KANSAS CITY, Mo. — The Kansas City Royals and Kansas City Chiefs could ask Jackson County to extend the 3/8-cent sales tax for several decades.
On July 31, Jackson County Legislator Manny Abarca asked County Administrator Troy Schulte if a terms sheet existed for the Royals, who have plans to build a new ballpark in either downtown Kansas City or across the river in North Kansas City.
“I’ll defer you to the county executive,” Schulte replied. “We have a terms sheet. I would hardly call it a terms sheet though.”
The terms sheet would outline the basic details of the project, financial requirements and what the Royals are asking of taxpayers.
About a minute later during the meeting, Schulte said County Executive Frank White’s office wants to see more specific information from the team.
“They kind of extended they wanted a 40-year lease, a 40-year lease extension,” Schulte said.

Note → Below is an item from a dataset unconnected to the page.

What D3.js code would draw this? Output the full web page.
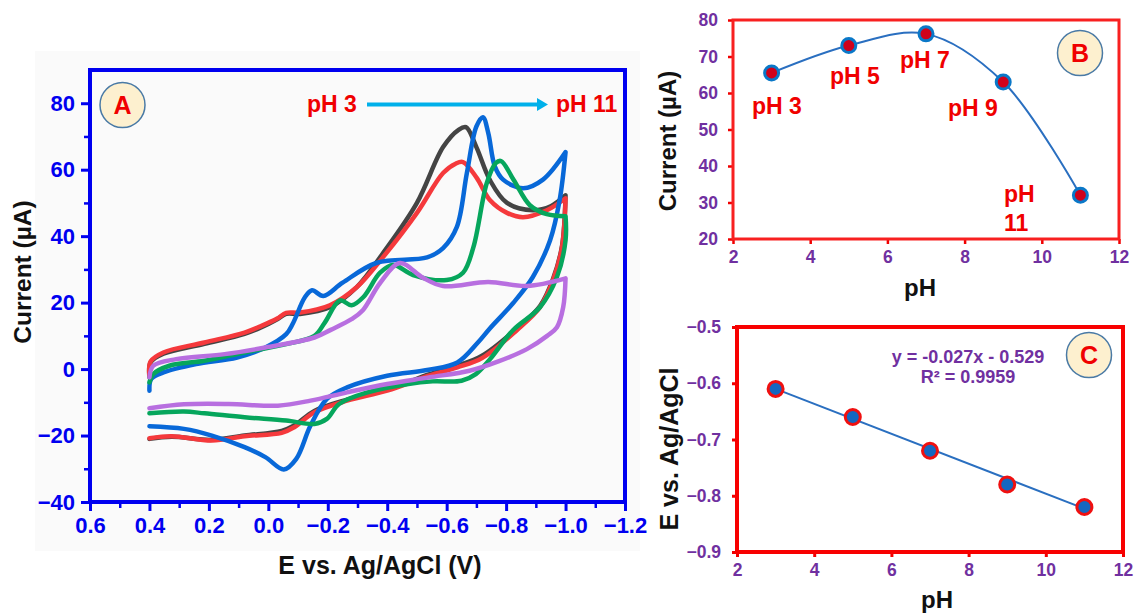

That may be surprising to Jackson County residents because the current lease agreement is for 25 years.
“Those conversations are being had between the county executive and members of the Royals. He could probably elaborate more on that,” Schulte said that day.

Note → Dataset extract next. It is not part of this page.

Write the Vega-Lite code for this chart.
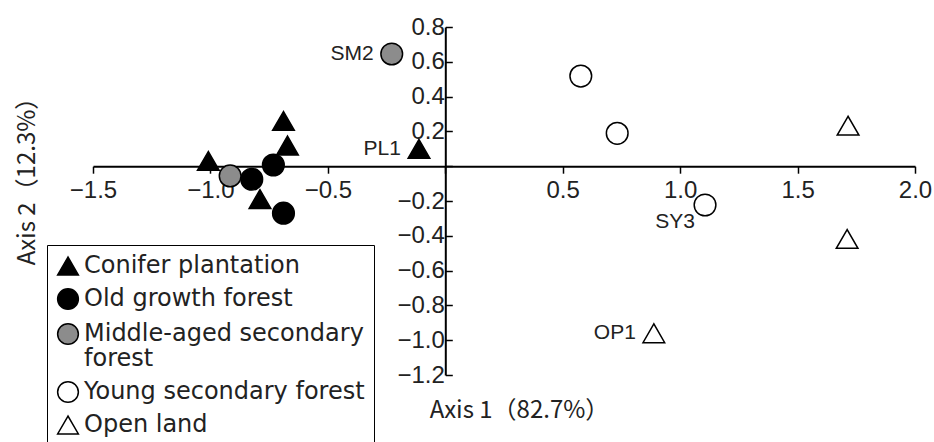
{
  "$schema": "https://vega.github.io/schema/vega-lite/v6.json",
  "width": 822,
  "height": 348,
  "autosize": {"type": "none"},
  "padding": {"left": 93, "top": 27, "right": 19, "bottom": 67},
  "background": "white",
  "config": {"view": {"stroke": null}, "axis": {"grid": false}, "style": {"guide-label": {"lineHeight": 25}}},
  "data": {
    "values": [
      {"x": -0.689, "y": 0.26, "type": "Conifer plantation", "label": null},
      {"x": -0.672, "y": 0.119, "type": "Conifer plantation", "label": null},
      {"x": -1.009, "y": 0.03, "type": "Conifer plantation", "label": null},
      {"x": -0.789, "y": -0.189, "type": "Conifer plantation", "label": null},
      {"x": -0.112, "y": 0.10, "type": "Conifer plantation", "label": "PL1"},
      {"x": -0.824, "y": -0.075, "type": "Old growth forest", "label": null},
      {"x": -0.732, "y": 0.007, "type": "Old growth forest", "label": null},
      {"x": -0.689, "y": -0.27, "type": "Old growth forest", "label": null},
      {"x": -0.916, "y": -0.056, "type": "Middle-aged secondary forest", "label": null},
      {"x": -0.228, "y": 0.645, "type": "Middle-aged secondary forest", "label": "SM2"},
      {"x": 0.577, "y": 0.518, "type": "Young secondary forest", "label": null},
      {"x": 0.732, "y": 0.189, "type": "Young secondary forest", "label": null},
      {"x": 1.106, "y": -0.223, "type": "Young secondary forest", "label": "SY3"},
      {"x": 1.715, "y": 0.233, "type": "Open land", "label": null},
      {"x": 1.711, "y": -0.418, "type": "Open land", "label": null},
      {"x": 0.888, "y": -0.96, "type": "Open land", "label": "OP1"}
    ]
  },
  "encoding": {
    "x": {
      "field": "x", "type": "quantitative",
      "scale": {"domain": [-1.5, 2.0], "nice": false, "zero": false},
      "axis": {
        "values": [-1.5, -1, -0.5, 0, 0.5, 1, 1.5, 2],
        "offset": -208.8,
        "domainColor": "black", "domainWidth": 2,
        "tickColor": "black", "tickWidth": 1.5, "tickSize": 7,
        "labelPadding": 5, "labelFont": "Liberation Sans", "labelFontSize": 24, "labelColor": "#222",
        "labelFlush": false, "labelOverlap": false,
        "labelExpr": "datum.value == 0 ? '' : format(datum.value, '.1f')",
        "title": "Axis 1（82.7%）", "titleFont": "Noto Sans CJK JP", "titleFontSize": 24,
        "titleFontWeight": "normal", "titleColor": "#222",
        "titleX": 426, "titleY": 251, "titleAlign": "center", "titleBaseline": "alphabetic"
      }
    },
    "y": {
      "field": "y", "type": "quantitative",
      "scale": {"domain": [-1.2, 0.8], "nice": false, "zero": false},
      "axis": {
        "values": [-1.2, -1, -0.8, -0.6, -0.4, -0.2, 0, 0.2, 0.4, 0.6, 0.8],
        "offset": -352.3,
        "domainColor": "black", "domainWidth": 2,
        "tickColor": "black", "tickWidth": 1.5, "tickSize": -7,
        "labelPadding": 8, "labelFont": "Liberation Sans", "labelFontSize": 24, "labelColor": "#222",
        "labelFlush": false, "labelOverlap": false,
        "labelExpr": "datum.value == 0 ? '' : format(datum.value, '.1f')",
        "title": "Axis 2（12.3%）", "titleFont": "Noto Sans CJK JP", "titleFontSize": 24,
        "titleFontWeight": "normal", "titleColor": "#222",
        "titleX": -411, "titleY": 148, "titleAngle": 270, "titleAlign": "center", "titleBaseline": "alphabetic"
      }
    }
  },
  "layer": [
    {
      "mark": {"type": "point", "filled": true, "strokeWidth": 1.5, "opacity": 1, "size": 470},
      "encoding": {
        "shape": {
          "field": "type", "type": "nominal",
          "scale": {
            "domain": ["Conifer plantation", "Old growth forest", "Middle-aged secondary forest", "Young secondary forest", "Open land"],
            "range": ["triangle-up", "circle", "circle", "circle", "triangle-up"]
          },
          "legend": {
            "title": null, "orient": "none", "legendX": -46, "legendY": 218,
            "strokeColor": "black", "fillColor": "white", "padding": 9,
            "labelFont": "DejaVu Sans", "labelFontSize": 24, "labelColor": "#222", "labelLimit": 0,
            "symbolSize": 430, "symbolStrokeWidth": 1.5,
            "labelOffset": 4, "rowPadding": 7,
            "labelExpr": "datum.label == 'Middle-aged secondary forest' ? ['Middle-aged secondary', '\u00a0forest'] : datum.label"
          }
        },
        "fill": {
          "field": "type", "type": "nominal",
          "scale": {
            "domain": ["Conifer plantation", "Old growth forest", "Middle-aged secondary forest", "Young secondary forest", "Open land"],
            "range": ["black", "black", "#8c8c8c", "white", "white"]
          },
          "legend": {
            "title": null, "orient": "none", "legendX": -46, "legendY": 218,
            "strokeColor": "black", "fillColor": "white", "padding": 9,
            "labelFont": "DejaVu Sans", "labelFontSize": 24, "labelColor": "#222", "labelLimit": 0,
            "symbolSize": 430, "symbolStrokeWidth": 1.5,
            "labelOffset": 4, "rowPadding": 7,
            "labelExpr": "datum.label == 'Middle-aged secondary forest' ? ['Middle-aged secondary', '\u00a0forest'] : datum.label"
          }
        },
        "stroke": {
          "field": "type", "type": "nominal",
          "scale": {
            "domain": ["Conifer plantation", "Old growth forest", "Middle-aged secondary forest", "Young secondary forest", "Open land"],
            "range": ["black", "black", "black", "black", "black"]
          },
          "legend": {
            "title": null, "orient": "none", "legendX": -46, "legendY": 218,
            "strokeColor": "black", "fillColor": "white", "padding": 9,
            "labelFont": "DejaVu Sans", "labelFontSize": 24, "labelColor": "#222", "labelLimit": 0,
            "symbolSize": 430, "symbolStrokeWidth": 1.5,
            "labelOffset": 4, "rowPadding": 7,
            "labelExpr": "datum.label == 'Middle-aged secondary forest' ? ['Middle-aged secondary', '\u00a0forest'] : datum.label"
          }
        }
      }
    },
    {
      "transform": [{"filter": "datum.label != null && datum.label != 'SY3'"}],
      "mark": {"type": "text", "align": "right", "baseline": "middle", "dx": -18, "font": "Liberation Sans", "fontSize": 21, "color": "#222"},
      "encoding": {"text": {"field": "label"}}
    },
    {
      "transform": [{"filter": "datum.label == 'SY3'"}],
      "mark": {"type": "text", "align": "right", "baseline": "middle", "dx": -10, "dy": 17, "font": "Liberation Sans", "fontSize": 21, "color": "#222"},
      "encoding": {"text": {"field": "label"}}
    }
  ]
}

“If he’d ever show up,” Abarca replied.
As of Monday afternoon, the Royals and the Chiefs have not responded to the question of whether a sales tax extension in Jackson County could be for 40 years and not 25.
County legislators will have to decide whether residents get to vote on a 3/8-cent sales tax extension. If voters approve, the money generated from it would go to what the Chiefs and the Royals want in the future when it comes to their stadiums.

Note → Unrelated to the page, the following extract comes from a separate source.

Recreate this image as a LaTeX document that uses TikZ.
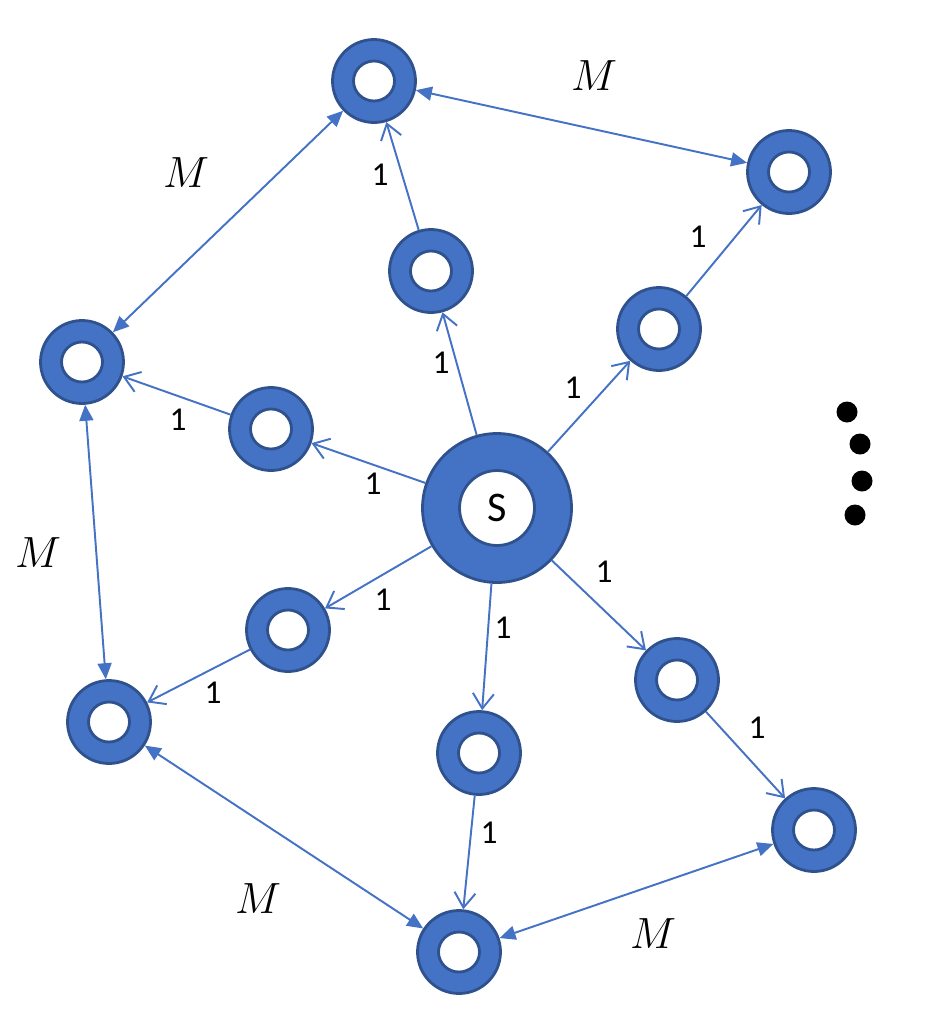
\documentclass[tikz,border=0pt]{standalone}
\usepackage{fontspec}
\setmainfont{Carlito}
\usetikzlibrary{arrows.meta}
\definecolor{ringblue}{HTML}{4472C4}
\definecolor{ringedge}{HTML}{2F528F}

\begin{document}
\begin{tikzpicture}[
    x=0.02cm, y=-0.02cm,
    ring/.style={
        circle,
        draw=ringedge,
        fill=ringblue,
        line width=1.6pt,
        minimum size=1.66cm,
        inner sep=0pt,
        path picture={\draw[ringedge, fill=white, line width=1.6pt]
            (path picture bounding box.center) ellipse (0.41cm and 0.4cm);}
    },
    source/.style={
        circle,
        draw=ringedge,
        fill=ringblue,
        line width=1.6pt,
        minimum size=2.98cm,
        inner sep=0pt,
        font=\fontsize{24}{26}\selectfont,
        path picture={\draw[ringedge, fill=white, line width=1.6pt]
            (path picture bounding box.center) circle (0.75cm);}
    },
    unitedge/.style={draw=ringblue, line width=1.1pt,
        -{Straight Barb[length=0.3cm, width=0.42cm]}},
    bigedge/.style={draw=ringblue, line width=1.1pt,
        {Triangle[length=0.32cm, width=0.28cm]}-{Triangle[length=0.32cm, width=0.28cm]}},
    onelabel/.style={font=\fontsize{19}{21}\selectfont},
    mlabel/.style={font=\fontsize{23}{25}\selectfont}
]
\useasboundingbox (0,0) rectangle (947,1018);

% ---- source ----
\node[source] (S) at (497, 508) {S};

% ---- inner ring (distance 1) ----
\node[ring] (I1) at (431, 271) {};
\node[ring] (I2) at (659, 329) {};
\node[ring] (I3) at (271, 429) {};
\node[ring] (I4) at (288, 630) {};
\node[ring] (I5) at (479, 753) {};
\node[ring] (I6) at (677, 680) {};

% ---- outer ring ----
\node[ring] (T)  at (374, 81)  {};
\node[ring] (TR) at (789, 172) {};
\node[ring] (L)  at (82, 362)  {};
\node[ring] (BL) at (109, 722) {};
\node[ring] (B)  at (459, 952) {};
\node[ring] (BR) at (814, 830) {};

% ---- spokes: source to inner ----
\draw[unitedge] (S) -- (I1);
\draw[unitedge] (S) -- (I2);
\draw[unitedge] (S) -- (I3);
\draw[unitedge] (S) -- (I4);
\draw[unitedge] (S) -- (I5);
\draw[unitedge] (S) -- (I6);

% ---- spokes: inner to outer ----
\draw[unitedge] (I1) -- (T);
\draw[unitedge] (I2) -- (TR);
\draw[unitedge] (I3) -- (L);
\draw[unitedge] (I4) -- (BL);
\draw[unitedge] (I5) -- (B);
\draw[unitedge] (I6) -- (BR);

% ---- outer cycle ----
\draw[bigedge] (T) -- (TR);
\draw[bigedge] (T) -- (L);
\draw[bigedge] (L) -- (BL);
\draw[bigedge] (BL) -- (B);
\draw[bigedge] (B) -- (BR);

% ---- weight labels ----
\node[onelabel] (w1) at (441, 363) {1};
\node[onelabel] (w2) at (380, 175) {1};
\node[onelabel] (w3) at (573, 388) {1};
\node[onelabel] (w4) at (698, 237) {1};
\node[onelabel] (w5) at (373, 484) {1};
\node[onelabel] (w6) at (178, 420) {1};
\node[onelabel] (w7) at (383, 600) {1};
\node[onelabel] (w8) at (213, 693) {1};
\node[onelabel] (w9) at (503, 628) {1};
\node[onelabel] (w10) at (489, 833) {1};
\node[onelabel] (w11) at (604, 572) {1};
\node[onelabel] (w12) at (757, 728) {1};

\node[mlabel] (m1) at (594, 76)  {$M$};
\node[mlabel] (m2) at (186, 173) {$M$};
\node[mlabel] (m3) at (38, 553)  {$M$};
\node[mlabel] (m4) at (258, 899) {$M$};
\node[mlabel] (m5) at (653, 934) {$M$};

% ---- continuation dots ----
\fill[black] (847, 412) circle (0.21cm);
\fill[black] (860, 444) circle (0.21cm);
\fill[black] (862, 481) circle (0.21cm);
\fill[black] (855, 515) circle (0.21cm);

\end{tikzpicture}
\end{document}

“Right, so we’ll see,” Schulte told FOX4 on Monday when asked if 40 years for just an upgrade of GEHA Field at Arrowhead Stadium would be a lot for the Chiefs to ask. “They’re supposed to get us something in between August and November, so we’re kind of waiting to see what the Chiefs present to us.”
Last month, Chiefs President Mark Donovan said his team’s preference right now is to upgrade and renovate GEHA Field at Arrowhead Stadium.
Jackson County Democratic Legislator Charlie Franklin said Monday he also hasn’t seen the sheet. FOX4 first reported on the terms sheet July 27, but Jackson County residents haven’t been able to see it either.
“The more I learn, of course, the better,” Franklin said. “But so far, everything is so tentative that I’m not really that frustrated about not being in on everything.”
County Counselor Bryan Covinsky said they’re looking at outside counseling when it comes to negotiating with the teams.